The memorandum also states that such codified preemption provisions should be limited – to “where such provisions would be justified under legal principles governing preemption, including the principles outlined in Executive Order 13132.” According to a summary of EO 13132 issued by the National Conference of State Legislatures that prior order required:

  • All agencies, except independent agencies, must have a process in place through which they consult with state and local government elected officials and their representative national organizations on the development of regulations and legislative proposals that have federalism implications. This consultation must allow for both meaningful and timely input. Independent agencies may be encouraged to develop similar processes.
  • Each agency must have a gatekeeper who is responsible for implementing this order and for sharing with the Office of Management and Budget (OMB) its plan for consulting with state and local government elected officials and their representative national organizations. The designation of the gatekeeper and formulation of the consultation plan must occur by November 2, 1999.
  • The preamble of every rule about to be issued must contain a federalism impact statement. This statement must describe the consultation process, summarize our concerns, state the agency’s need to issue the rule and state to what extent our concerns have been addressed and met. Every draft final regulation submitted to OMB must have a certification that the rule was developed in compliance with E.O. 13132. The same certification is mandatory for legislative proposals

That’s their language, not ours.
Finally, the new memorandum directs all federal agencies to conduct a search and destroy mission for Bush administration administration preemption rulings. That’s not what it says, of course (the new order covers the “last ten years”), but that’s essentially what it means:

Heads of departments and agencies should review regulations issued within the past 10 years that contain statements in regulatory preambles or codified provisions intended by the department or agency to preempt State law, in order to decide whether such statements or provisions are justified under applicable legal principles governing preemption. Where the head of a department or agency determines that a regulatory statement of preemption or codified regulatory provision cannot be so justified, the head of that department or agency should initiate appropriate action, which may include amendment of the relevant regulation.

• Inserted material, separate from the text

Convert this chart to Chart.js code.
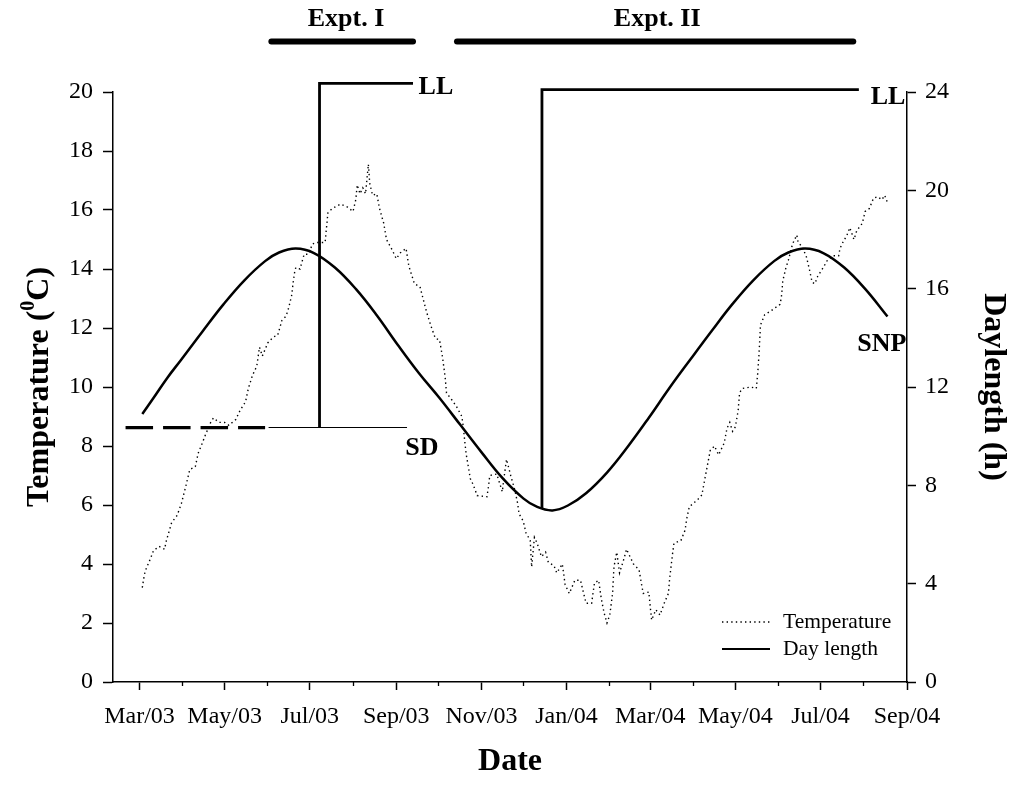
<!DOCTYPE html>
<html>
<head>
<meta charset="utf-8">
<script src="https://cdn.jsdelivr.net/npm/chart.js@4.4.1/dist/chart.umd.min.js"></script>
<style>
  html, body { margin: 0; padding: 0; background: #fff; }
  #wrap { width: 1016px; height: 787px; position: relative; }
</style>
</head>
<body>
<div id="wrap"><canvas id="c" width="1016" height="787"></canvas></div>
<script>
// ---------------- DATA (x values = days since 1 Mar 2003) ----------------
const tempDay = [2,3,4,8,10,14,18,19,23,27,30,33,36,40,42,45,47,51,53,57,61,64,69,72,76,78,81,84,86,88,92,96,99,102,105,107,109,110,111,112,115,118,121,124,127,133,134,135,138,144,149,153,155,156,158,160,162,164,165,167,170,172,175,177,181,184,187,191,193,197,201,204,206,209,212,215,217,219,220,224,227,231,232,233,234,236,237,239,242,249,250,251,256,260,261,263,266,269,271,272,275,277,280,281,283,285,288,291,293,297,299,303,305,308,312,316,320,324,326,329,331,333,335,337,339,340,342,344,347,349,354,358,360,361,365,366,367,370,373,376,379,380,382,383,388,391,392,394,398,401,403,405,407,409,412,415,419,421,423,425,427,429,430,432,438,442,443,444,445,448,453,459,460,461,463,465,468,471,472,475,478,480,482,484,486,490,493,497,501,502,504,507,509,512,514,518,520,523,526,529,532,534,536];
const tempC = [3.2,3.5,3.75,4.2,4.45,4.6,4.5,4.75,5.4,5.65,6.05,6.6,7.2,7.3,7.75,8.1,8.35,8.8,8.95,8.8,8.8,8.7,8.9,9.2,9.5,9.95,10.4,10.7,11.35,11.05,11.5,11.7,11.75,12.25,12.4,12.7,13.1,13.5,13.85,14.05,14.0,14.5,14.5,14.85,14.9,14.9,15.4,15.9,16.05,16.2,16.1,15.95,16.35,16.85,16.55,16.75,16.55,17.55,16.9,16.5,16.55,16.05,15.55,15.0,14.65,14.35,14.55,14.7,14.1,13.5,13.4,12.85,12.5,12.05,11.65,11.6,11.05,10.35,9.8,9.55,9.35,9.0,8.65,8.2,7.75,7.2,6.9,6.7,6.32,6.28,6.6,7.0,7.05,6.45,6.85,7.55,7.0,6.5,6.05,5.7,5.45,5.05,4.8,3.9,4.9,4.7,4.25,4.4,4.05,3.95,3.7,4.0,3.3,3.0,3.45,3.45,2.67,2.67,3.35,3.45,2.8,2.33,2.0,2.27,3.0,3.9,4.4,3.7,4.15,4.5,4.0,3.8,3.25,3.0,3.05,2.55,2.1,2.45,2.27,2.67,3.0,3.55,4.35,4.7,4.8,5.15,5.5,5.94,6.1,6.23,6.34,6.85,7.35,7.85,8.0,7.7,8.1,8.6,8.8,8.5,8.65,9.2,9.8,9.95,10.0,9.95,10.45,11.15,12.1,12.45,12.6,12.8,13.05,13.6,14.0,14.3,14.85,15.15,14.9,14.75,14.4,14.0,13.55,13.5,13.75,14.05,14.3,14.45,14.45,14.7,14.9,15.15,15.4,15.0,15.3,15.55,15.95,16.05,16.4,16.45,16.35,16.5,16.25];

const dayLenDay = [2,10,20,30,45,60,75,90,100,112,125,140,155,170,185,200,215,230,245,260,275,285,296,307,320,335,350,365,380,395,410,425,440,455,465,477,490,505,520,536];
const dayLenH   = [10.9,11.55,12.38,13.12,14.25,15.35,16.33,17.12,17.47,17.63,17.45,16.86,15.99,14.92,13.72,12.58,11.55,10.45,9.35,8.3,7.47,7.12,6.98,7.18,7.68,8.52,9.58,10.75,11.98,13.14,14.28,15.38,16.35,17.13,17.47,17.63,17.45,16.86,15.99,14.87];

// Treatments (daylength, h)
const llExptIDay  = [129, 129, 196];
const llExptIH    = [10.35, 24.35, 24.35];
const llExptIIDay = [288.4, 288.4, 515.5];
const llExptIIH   = [7.06, 24.1, 24.1];
const sdNaturalDay = [-10, 90];
const sdNaturalH   = [10.35, 10.35];
const sdExptDay    = [92.5, 191.7];
const sdExptH      = [10.35, 10.35];
// Experiment periods
const exptIDay  = [94.5, 196];
const exptIIDay = [227.5, 511.5];
const exptBarH  = [26.05, 26.05];

// Axis ticks
const majorTickDays   = [0, 61, 122, 184, 245, 306, 366, 427, 488, 550];
const majorTickLabels = ['Mar/03','May/03','Jul/03','Sep/03','Nov/03','Jan/04','Mar/04','May/04','Jul/04','Sep/04'];
const minorTickDays   = [31, 92, 153, 214, 275, 337, 397, 458, 519];
const tempTicks   = [0,2,4,6,8,10,12,14,16,18,20];
const dayLenTicks = [0,4,8,12,16,20,24];

// Text annotations (in data coordinates: day, daylength h)
const notes = [
  { text: 'LL', day: 200, h: 24.2, align: 'left' },
  { text: 'LL', day: 524, h: 23.8, align: 'left' },
  { text: 'SD', day: 190.5, h: 9.5, align: 'left' },
  { text: 'SNP', day: 514.3, h: 13.73, align: 'left' },
  { text: 'Expt. I', day: 148, h: 26.95, align: 'center' },
  { text: 'Expt. II', day: 371, h: 26.95, align: 'center' }
];

// ---------------- helpers ----------------
const pts = (xs, ys) => xs.map((x, i) => ({ x: x, y: ys[i] }));
const SERIF = '"Liberation Serif", "Times New Roman", Times, serif';
const BLACK = '#000';
const tempDash = [1.4, 3.2];

const leftTitlePlugin = {
  id: 'leftTitle',
  afterDraw(chart) {
    const ctx = chart.ctx, ca = chart.chartArea;
    const fs = 32;
    const mainF = `bold ${fs}px ${SERIF}`;
    const supF = `bold ${Math.round(fs * 0.62)}px ${SERIF}`;
    const parts = [['Temperature (', mainF, 0], ['0', supF, -fs * 0.36], ['C)', mainF, 0]];
    ctx.save();
    let total = 0;
    const widths = parts.map(p => { ctx.font = p[1]; const w = ctx.measureText(p[0]).width; total += w; return w; });
    ctx.translate(40, (ca.top + ca.bottom) / 2);
    ctx.rotate(-Math.PI / 2);
    ctx.fillStyle = BLACK;
    ctx.textBaseline = 'middle';
    ctx.textAlign = 'left';
    let x = -total / 2;
    parts.forEach((p, i) => { ctx.font = p[1]; ctx.fillText(p[0], x, p[2]); x += widths[i]; });
    ctx.restore();
  }
};

const notesPlugin = {
  id: 'notes',
  afterDatasetsDraw(chart) {
    const ctx = chart.ctx, xs = chart.scales.x, ys = chart.scales.y2;
    ctx.save();
    ctx.fillStyle = BLACK;
    ctx.font = `bold 26px ${SERIF}`;
    ctx.textBaseline = 'middle';
    notes.forEach(n => {
      ctx.textAlign = n.align;
      ctx.fillText(n.text, xs.getPixelForValue(n.day), ys.getPixelForValue(n.h));
    });
    ctx.restore();
  }
};

const legendPlugin = {
  id: 'boxLegend',
  afterDraw(chart) {
    const ctx = chart.ctx, ca = chart.chartArea;
    const items = [
      { label: 'Temperature', dash: tempDash, width: 1.4 },
      { label: 'Day length', dash: [], width: 2 }
    ];
    ctx.save();
    ctx.font = `21.5px ${SERIF}`;
    ctx.fillStyle = BLACK;
    ctx.strokeStyle = BLACK;
    ctx.textBaseline = 'middle';
    ctx.textAlign = 'left';
    items.forEach((it, i) => {
      const y = ca.bottom - 60 + i * 27;
      ctx.beginPath();
      ctx.setLineDash(it.dash);
      ctx.lineWidth = it.width;
      ctx.moveTo(ca.right - 185, y);
      ctx.lineTo(ca.right - 137, y);
      ctx.stroke();
      ctx.setLineDash([]);
      ctx.fillText(it.label, ca.right - 124, y);
    });
    ctx.restore();
  }
};

const tickFont = { family: SERIF, size: 24 };
const titleFont = { family: SERIF, size: 32, weight: 'bold' };

new Chart(document.getElementById('c'), {
  type: 'line',
  data: {
    datasets: [
      { label: 'Temperature', data: pts(tempDay, tempC), yAxisID: 'y', borderColor: BLACK, borderWidth: 1.4, borderDash: tempDash, pointRadius: 0, tension: 0, fill: false },
      { label: 'Day length', data: pts(dayLenDay, dayLenH), yAxisID: 'y2', borderColor: BLACK, borderWidth: 2.5, pointRadius: 0, tension: 0.4, fill: false },
      { label: 'LL Expt I', data: pts(llExptIDay, llExptIH), yAxisID: 'y2', borderColor: BLACK, borderWidth: 2.8, pointRadius: 0, tension: 0, clip: false, borderJoinStyle: 'miter' },
      { label: 'LL Expt II', data: pts(llExptIIDay, llExptIIH), yAxisID: 'y2', borderColor: BLACK, borderWidth: 2.8, pointRadius: 0, tension: 0, clip: false, borderJoinStyle: 'miter' },
      { label: 'SD natural', data: pts(sdNaturalDay, sdNaturalH), yAxisID: 'y2', borderColor: BLACK, borderWidth: 3.2, borderDash: [27.5, 10], pointRadius: 0, tension: 0, clip: false },
      { label: 'SD expt', data: pts(sdExptDay, sdExptH), yAxisID: 'y2', borderColor: BLACK, borderWidth: 1.1, pointRadius: 0, tension: 0, clip: false },
      { label: 'Expt I', data: pts(exptIDay, exptBarH), yAxisID: 'y2', borderColor: BLACK, borderWidth: 6, borderCapStyle: 'round', pointRadius: 0, clip: false },
      { label: 'Expt II', data: pts(exptIIDay, exptBarH), yAxisID: 'y2', borderColor: BLACK, borderWidth: 6, borderCapStyle: 'round', pointRadius: 0, clip: false }
    ]
  },
  options: {
    responsive: false,
    animation: false,
    devicePixelRatio: 1,
    events: [],
    layout: { padding: { top: 92, left: 0, right: 0, bottom: 0 } },
    plugins: { legend: { display: false }, tooltip: { enabled: false }, title: { display: false } },
    scales: {
      xMinor: {
        type: 'linear', position: 'bottom', weight: 0, min: -19, max: 550,
        afterBuildTicks: s => { s.ticks = minorTickDays.map(v => ({ value: v })); },
        ticks: { display: false },
        grid: { drawOnChartArea: false, drawTicks: true, tickLength: 4, tickColor: BLACK, tickWidth: 1.3 },
        border: { display: false },
        afterFit: s => { s.height = 0; }
      },
      x: {
        type: 'linear', position: 'bottom', weight: 1, min: -19, max: 550,
        afterBuildTicks: s => { s.ticks = majorTickDays.map(v => ({ value: v })); },
        ticks: {
          autoSkip: false, maxRotation: 0, minRotation: 0, color: BLACK, font: tickFont, padding: 12,
          callback: v => { const i = majorTickDays.indexOf(v); return i >= 0 ? majorTickLabels[i] : ''; }
        },
        grid: { drawOnChartArea: false, tickLength: 8, tickColor: BLACK, tickWidth: 1.5 },
        border: { display: true, color: BLACK, width: 1.5 },
        title: { display: true, text: 'Date', color: BLACK, font: titleFont, padding: { top: 0, bottom: 6 } },
        afterFit: s => { s.height = 105; }
      },
      y: {
        type: 'linear', position: 'left', min: 0, max: 20,
        afterBuildTicks: s => { s.ticks = tempTicks.map(v => ({ value: v })); },
        ticks: { color: BLACK, font: tickFont, padding: 10 },
        grid: { drawOnChartArea: false, tickLength: 10, tickColor: BLACK, tickWidth: 1.5 },
        border: { display: true, color: BLACK, width: 1.5 },
        afterFit: s => { s.width = 113; }
      },
      y2: {
        type: 'linear', position: 'right', min: 0, max: 24,
        afterBuildTicks: s => { s.ticks = dayLenTicks.map(v => ({ value: v })); },
        ticks: { color: BLACK, font: tickFont, padding: 9 },
        grid: { drawOnChartArea: false, tickLength: 9, tickColor: BLACK, tickWidth: 1.5 },
        border: { display: true, color: BLACK, width: 1.5 },
        title: { display: true, text: 'Daylength (h)', color: BLACK, font: titleFont, padding: { top: 4, bottom: 0 } },
        afterFit: s => { s.width = 109; }
      }
    }
  },
  plugins: [leftTitlePlugin, notesPlugin, legendPlugin]
});
</script>
</body>
</html>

While we think this is an unfortunate development, it’s not particularly unexpected in these parts. As to drugs and devices – our playground – the preemption rules are pretty much entirely in the hands of the courts, now. The 2006 Preemption Preamble was dealt with in Levine, and we don’t use it anymore anyway.
Our concern is whether the directive to review and revise preemption language will become an excuse to change non-preemption-related aspects of regulations – we’re thinking primarily of the FDA’s 2008 CBE regulation changes, but there are undoubtedly others – where the FDA brought the regulation in line with its stated original (pre-Bush) intent, but also included statements about preemption. We don’t think there were any notice-and-comment related problems (both sides thoroughly addressed preemption) with that rule, so we’re not even sure it’s covered by the new order. But our side will need to be vigilent to make sure that the bounds of the new order are not exceeded.